ミスターマックス・ホールディングス代表取締役社長 平野 能章
オペレーション改革で業績回復、今期はデジタルの実験をスタート!
福岡県を地盤に全国にディスカウントストア(DS)を展開するミスターマックス・ホールディングス。かねてより取り組んでいる商品・オペレーション改革の成果が花開きはじめ、同社の業績はここ数年堅調に推移している。今期はデジタル技術に関する実験を構想するなど、次世代に向けた種蒔きも始めるという同社は現在どのような成長戦略を描いているのか。平野能章社長に聞いた。
オペレーションコストを“仕組み”で減らす!
──はじめに、ここ数年の業績の推移について教えてください。
平野 当社では、4年ほど前から現在に至るまで、商品およびオペレーションの改革に取り組んでいます。最初の1、2年は成果が出ませんでしたが、3年目に入ったあたりから数字が一気に上向き始めました。その結果、2018年2月期の通期業績では、営業利益は過去最高を更新、既存店売上高伸び率は対前期比3.3%増と、世間的にも評価していただける数字を残せたのではないかと思います。
──商品およびオペレーションの改革とはどのようなものなのでしょうか。
平野 赤字(編集部注:15年3月期は8億円の営業赤字)からの早期回復をめざすなかで、最初の1、2年は“力技”のような手法でコストを削減しようとしてきました。しかし、そのようなやり方は長続きしません。そこで考えたのが、“仕組み”でどうコストを減らしていけるのかということでした。売場状態の悪化などを極力避けながら、コストや人員を削減できる“仕組み”をつくろうとしました。
DSを標榜する以上、何よりも重要なのは「モノを安く売ること」です。しかし、競合他社よりも安く提供するというのは、原価の引き下げだけではできません。それよりも、どの競合よりも安くオペレーションするということが重要となります。オペレーションコストをうまく削減できたことが、18年2月期の好業績につながっています。
圧倒的に売れる商品を今まで以上に売るには
──オペレーションコストを削減する“仕組み”の具体的な内容を教えてください。
平野 とくに力を入れたのはストアマネジメントです。店次長から社員、アルバイトスタッフまで、従業員の動きを分析し、「必要な作業だけをやってもらう」ことを徹底しました。

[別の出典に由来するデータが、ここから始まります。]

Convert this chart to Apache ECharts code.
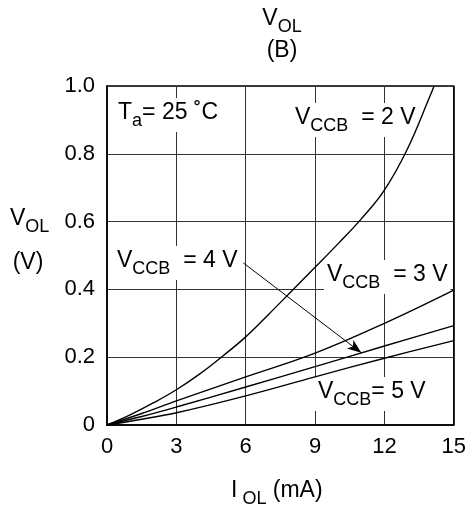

その一例が補充作業です。たとえば、土曜日の夕方の時間帯になると、店頭在庫は減っていきます。こうした場合、これまでは『品切れはお客さまの迷惑になる』という考えのもと、棚欠品をさせないことを徹底していました。それでも、優秀なアルバイトや社員は、店頭在庫が減ってくるとすぐに商品を補充しようとします。
しかし販売データを分析すると、夕方の時点でたとえば在庫が100個あれば閉店時まで在庫数がゼロにならない、つまり欠品しない商品が数多くあることがわかってきました。そのような商品は補充をする必要がないわけですから前陳だけをやればいいわけです。このようなかたちで、マネジャー主導のもと、商品を補充するタイミングをカテゴリーごと、場合によっては商品ごとに設定していきました。